The concerns expressed by Greater Manchester’s mayor, Andy Burnham, that the North will suffer if Britain cannot reach a deal with the EU, deserve to be heeded by the Government, coming as they do on the same day that two other organisations warn of the possible consequences of a so-called hard Brexit.
The ResPublica think-tank’s warning of a two-tier food system that leaves the less well-off forced to accept lower standards, and the Country Land and Business Association’s assertion that agriculture will suffer, both highlight potentially serious problems ahead.
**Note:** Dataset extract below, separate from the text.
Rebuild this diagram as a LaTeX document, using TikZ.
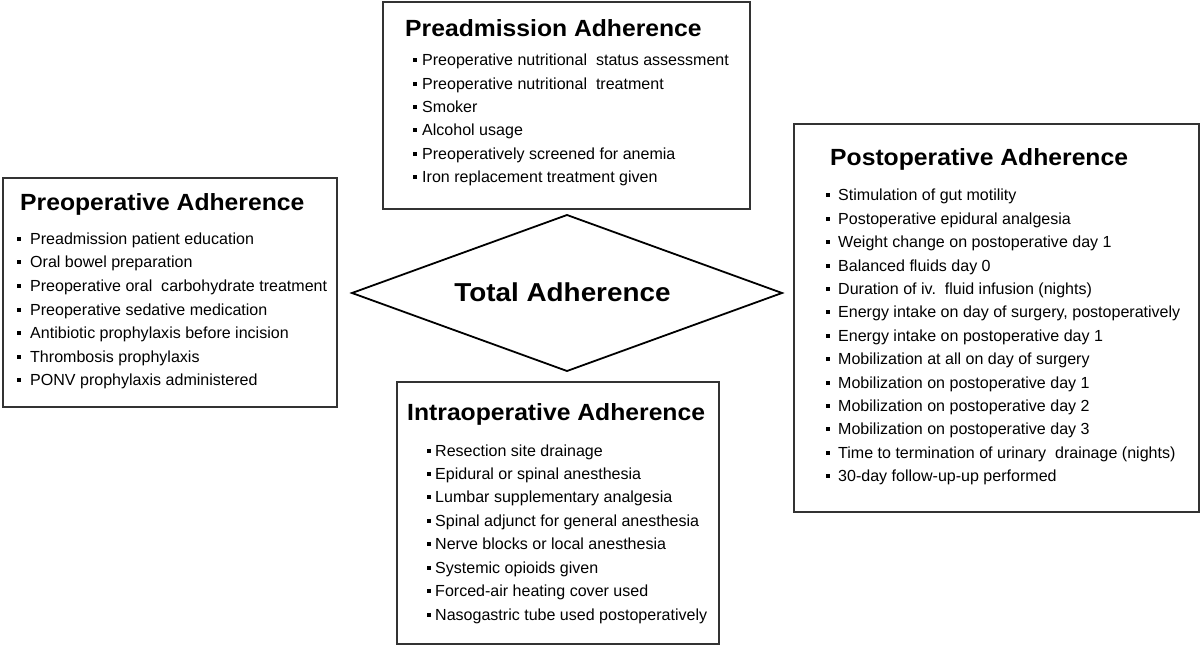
\documentclass[tikz,border=0pt]{standalone}
\usepackage{fontspec}
\setmainfont{Liberation Sans}
\tikzset{
  box/.style={draw=black!80, line width=1.6bp, anchor=north west, inner sep=0, fill=white},
  ttl/.style={anchor=base west, inner sep=0, xscale=1.055, font=\fontsize{23.5}{28}\selectfont\bfseries},
  itm/.style={anchor=base west, inner sep=0, font=\fontsize{16.1}{19}\selectfont},
  bul/.style={fill=black, draw=none, minimum size=4bp, inner sep=0, anchor=center},
  diam/.style={draw=black, line width=1.8bp, line join=miter},
  big/.style={inner sep=0, xscale=1.075, font=\fontsize{26}{31}\selectfont\bfseries}
}
\newcommand\itemlist[6]{%
  \foreach \t [count=\i from 0] in {#6} {
    \pgfmathsetmacro\yy{#4+\i*#5}
    \node[bul] (#1b\i) at (#2,\yy-5.5) {};
    \node[itm] (#1t\i) at (#3,\yy) {\t};
  }%
}
\begin{document}
\begin{tikzpicture}[x=1bp,y=-1bp]
\useasboundingbox[fill=white] (0,0) rectangle (1200,645);

% boxes
\node[box, minimum width=367bp, minimum height=207bp] (preadm) at (382,1) {};
\node[box, minimum width=334bp, minimum height=229bp] (preop) at (2,177) {};
\node[box, minimum width=322bp, minimum height=262bp] (intra) at (396,381) {};
\node[box, minimum width=405bp, minimum height=388bp] (postop) at (793,123) {};

% diamond
\coordinate (dl) at (352,293);
\coordinate (dt) at (567,215);
\coordinate (dr) at (782,293);
\coordinate (db) at (567,371);
\draw[diam] (dl) -- (dt) -- (dr) -- (db) -- cycle;
\node[big] (total) at (562.5,292.5) {Total Adherence};

% titles
\node[ttl] (preadmT) at (405,36.7) {Preadmission Adherence};
\node[ttl] (preopT) at (20,210.7) {Preoperative Adherence};
\node[ttl] (intraT) at (407,420.7) {Intraoperative Adherence};
\node[ttl] (postopT) at (830,165.7) {Postoperative Adherence};

% items
\itemlist{pa}{415}{422}{65.7}{23.33}{Preoperative nutritional\ \ status assessment, Preoperative nutritional\ \ treatment, Smoker, Alcohol usage, Preoperatively screened for anemia, Iron replacement treatment given}
\itemlist{pr}{19}{30}{244.3}{23.57}{Preadmission patient education, Oral bowel preparation, Preoperative oral\ \ carbohydrate treatment, Preoperative sedative medication, Antibiotic prophylaxis before incision, Thrombosis prophylaxis, PONV prophylaxis administered}
\itemlist{in}{429}{435}{456}{23.43}{Resection site drainage, Epidural or spinal anesthesia, Lumbar supplementary analgesia, Spinal adjunct for general anesthesia, Nerve blocks or local anesthesia, Systemic opioids given, Forced-air heating cover used, Nasogastric tube used postoperatively}
\itemlist{po}{827.5}{838}{201}{23.39}{Stimulation of gut motility, Postoperative epidural analgesia, Weight change on postoperative day 1, Balanced fluids day 0, Duration of iv.\ \ fluid infusion (nights), {Energy intake on day of surgery, postoperatively}, Energy intake on postoperative day 1, Mobilization at all on day of surgery, Mobilization on postoperative day 1, Mobilization on postoperative day 2, Mobilization on postoperative day 3, Time to termination of urinary\ \ drainage (nights), 30-day follow-up-up performed}
\end{tikzpicture}
\end{document}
Neither of these organisations, nor Mr Burnham, are in the business of scaremongering. Their warnings come in the context of similar concerns expressed by reputable and authoritative business organisations.
Economic difficulties as a result of Brexit must be avoided. The Government, mired as it is in factional infighting, is in serious difficulties over the eventual manner of Britain leaving the EU. The Prime Minister’s preferred option is struggling to command support within her own Cabinet, let alone the Parliamentary Conservative Party.
Yet a solution must be found, and a sensible, workable deal forged with the EU. Crashing out of Europe without such a deal will not benefit the economy, and is not in the interests of Britain’s people.
It is not acceptable that the less well-off in this region should be left struggling to meet food bills, or that farmers face threats to their industry. The deadline for Brexit looms ever closer, and political bluster must be put aside in favour of finding a deal that is best for Britain.